Imagine a 2D game with a simple premise: collect all pieces of dynamite in each stage without taking any damage. Instead of running and jumping around like you would in a traditional platformer, you thrust freely throughout the bite-sized stages with a trusty jetpack. With unlimited use of this ability, along with an endless supply of dynamite to throw at creatures inhabiting the surroundings, the focus is on careful and quick navigation instead of managing resources or obtaining power-ups; avoiding enemies, spikes, and lasers by flipping switches and using teleports is also a big part of the routine. Then, depending on how quickly all dynamite is collected, you'll earn a rating between 1-3 stars for your efforts. Sounds pretty good, right?

That's the description of Johnny Dynamite, a new 3DS eShop game that's, sadly, not quite as explosive as its title suggests.

So, getting right to brass tacks, Johnny Dynamite is adequately entertaining, but it doesn't do anything to be particularly memorable. Applying thrusters to fly around the fairly basic levels is easy-to-grasp and responsive, and chucking explosives is reliable, if a little slow. But it's the mediocre stage design that keeps the mechanics from carrying much worth. Don't expect adventure-driven levels with secrets and intricacies; this is an arcade-style layout where platforms and beams are presented inorganically for the primary goal of serving as obstacles. This, of course, isn't necessarily an issue; our criticism derives from the fact that we took advantage of the level editor and were able to effortlessly whip up a couple of quick creations that we believe match the quality of what's been prepared by the developer. It's not like we needed a level editor to allow us to see how unambitious the game's levels are, but it did serve as assurance that our impressions weren't out of line.

And it's not just about underwhelming levels; there are some other flaws to address as well. Of the 54 levels available, there are more than a few that feature areas with claustrophobic pathways, which can lead to clumsy navigation. This isn't typically much of hindrance on its own; it's when an enemy or hazard is worked into the mix that things can become problematic. Furthermore, the hit detection is somewhat unforgiving, as we experienced more than a few deaths that left us scratching our head. But, thankfully, because the levels are very brief and restarts are quick, you won't spend much time dwelling on any of these unfortunate moments.

According to the 3DS Activity Log, we blew through all of the levels on offer within an hour, gaining 2-3 star ratings as we went. Going for 3 stars on every level will likely double that playtime because you'll need to learn to manoeuvre through tricky obstacle courses without missing a beat or grazing a hazard. It's a challenge to be sure, though anyone that sticks with it should be able to achieve highest honours in due time. The biggest hurdle is actually figuring out which pathway or sequence is the fastest, and then practicing it a few times. Just be prepared for more tension and painful deaths if this is something you're setting out to do.

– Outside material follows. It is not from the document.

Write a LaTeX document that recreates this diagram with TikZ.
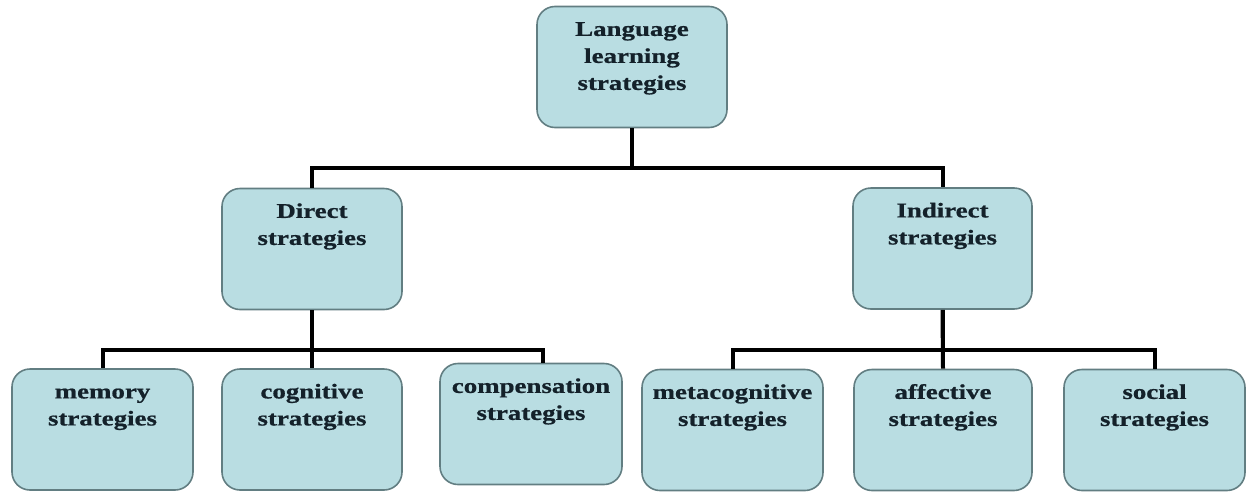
\documentclass[tikz,border=0pt]{standalone}
\usepackage{fontspec}
\setmainfont{Liberation Serif}[FakeStretch=1.28, BoldFeatures={FakeBold=0.8}]
\definecolor{boxfill}{HTML}{B9DDE2}
\definecolor{boxline}{HTML}{627E82}
\definecolor{txtcol}{HTML}{14212A}
\newcommand{\boxtext}[1]{\parbox[c][100pt][t]{170pt}{\centering\strut #1}}
\tikzset{
  stratbox/.style={draw=boxline, line width=1.6pt, fill=boxfill, rounded corners=18pt,
    inner xsep=0pt, inner ysep=10pt, minimum height=121pt, text=txtcol,
    font=\fontsize{21}{27}\selectfont\bfseries},
  conn/.style={line width=4pt, draw=black}
}
\begin{document}
\begin{tikzpicture}[x=1pt,y=-1pt]
\useasboundingbox (0,0) rectangle (1250,493);
\node[stratbox, minimum width=190pt] (top) at (632,67) {\boxtext{Language\\learning\\strategies}};
\node[stratbox, minimum width=180pt] (direct) at (312,249) {\boxtext{Direct\\strategies}};
\node[stratbox, minimum width=179pt] (indirect) at (942.5,248.5) {\boxtext{Indirect\\strategies}};
\node[stratbox, minimum width=181pt] (memory) at (102.5,429.5) {\boxtext{memory\\strategies}};
\node[stratbox, minimum width=180pt] (cognitive) at (312,429.5) {\boxtext{cognitive\\strategies}};
\node[stratbox, minimum width=182pt] (compensation) at (531,424) {\boxtext{compensation\\strategies}};
\node[stratbox, minimum width=181pt] (metacognitive) at (732.5,430) {\boxtext{metacognitive\\strategies}};
\node[stratbox, minimum width=178pt] (affective) at (943,430) {\boxtext{affective\\strategies}};
\node[stratbox, minimum width=181pt] (social) at (1154.5,430) {\boxtext{social\\strategies}};
% connectors
\draw[conn] (top.south) -- ++(0,40) -| (direct.north);
\draw[conn] (top.south) -- ++(0,40) -| (indirect.north);
\draw[conn] (direct.south) -- ++(0,40) -| (memory.north);
\draw[conn] (direct.south) -- (cognitive.north);
\draw[conn] (direct.south) -- ++(0,40) -| ([xshift=12pt]compensation.north);
\draw[conn] (indirect.south) -- ++(0,40) -| (metacognitive.north);
\draw[conn] (indirect.south) -- (affective.north);
\draw[conn] (indirect.south) -- ++(0,40) -| (social.north);
\end{tikzpicture}
\end{document}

In regards to the level editor, which we briefly touched upon above, it's surprisingly accessible and intuitive. Using the touchscreen to select assets and distribute them throughout the grid is as easy as a couple of taps and a bit of dragging. The constrained view that only allows you to see about ¼ of the available space at a time can be a real annoyance however, since you can never get an overall view of the entire layout – but we got used to it in time. What really hurts the potential of the level editor is the fact that there's no in-game online distribution option to allow you to share or download stages that you and other people have created; you'll instead need to create a QR code and deliver it manually through your own channels – e.g. uploading the QR code to social media or snapping a screenshot with a cell phone and texting it to a friend. The lack of this feature isn't all that surprising given the budget price and production, but it will surely disappoint those that aim to stretch their dollar as far as they can. Additionally, there's a limit to how many assets you can place, which ensures you won't be coming up with extremely dense designs.

When it comes to the stereoscopic 3D and the general presentation, there are two layers of depth, with the action unfolding above flat, JPEG-like images that reside in the background. These graphics are unflattering, and they're a constant reminder that Johnny Dynamite might be functional and occasionally fun, but it's not trying all that hard to be special.

That's probably the ideal way to summarize the game. If you want a distraction during a short summer road trip or merely want a bite-sized challenge to tide you over a few days before a big release, Johnny Dynamite might be what you're looking for. Otherwise, you won't be missing much if you pass.

Conclusion

Even though Johnny Dynamite is loaded with 54 levels and a level editor, it doesn't pack a big enough explosion to grab your attention for long. The presentation is a touch cheap, the level design is unimpressive, and the game is generally forgettable. However, because the mechanics are sound and easy to grasp, and because this is a one-more-go kind of experience, a playthrough can be somewhat enjoyable while it lasts.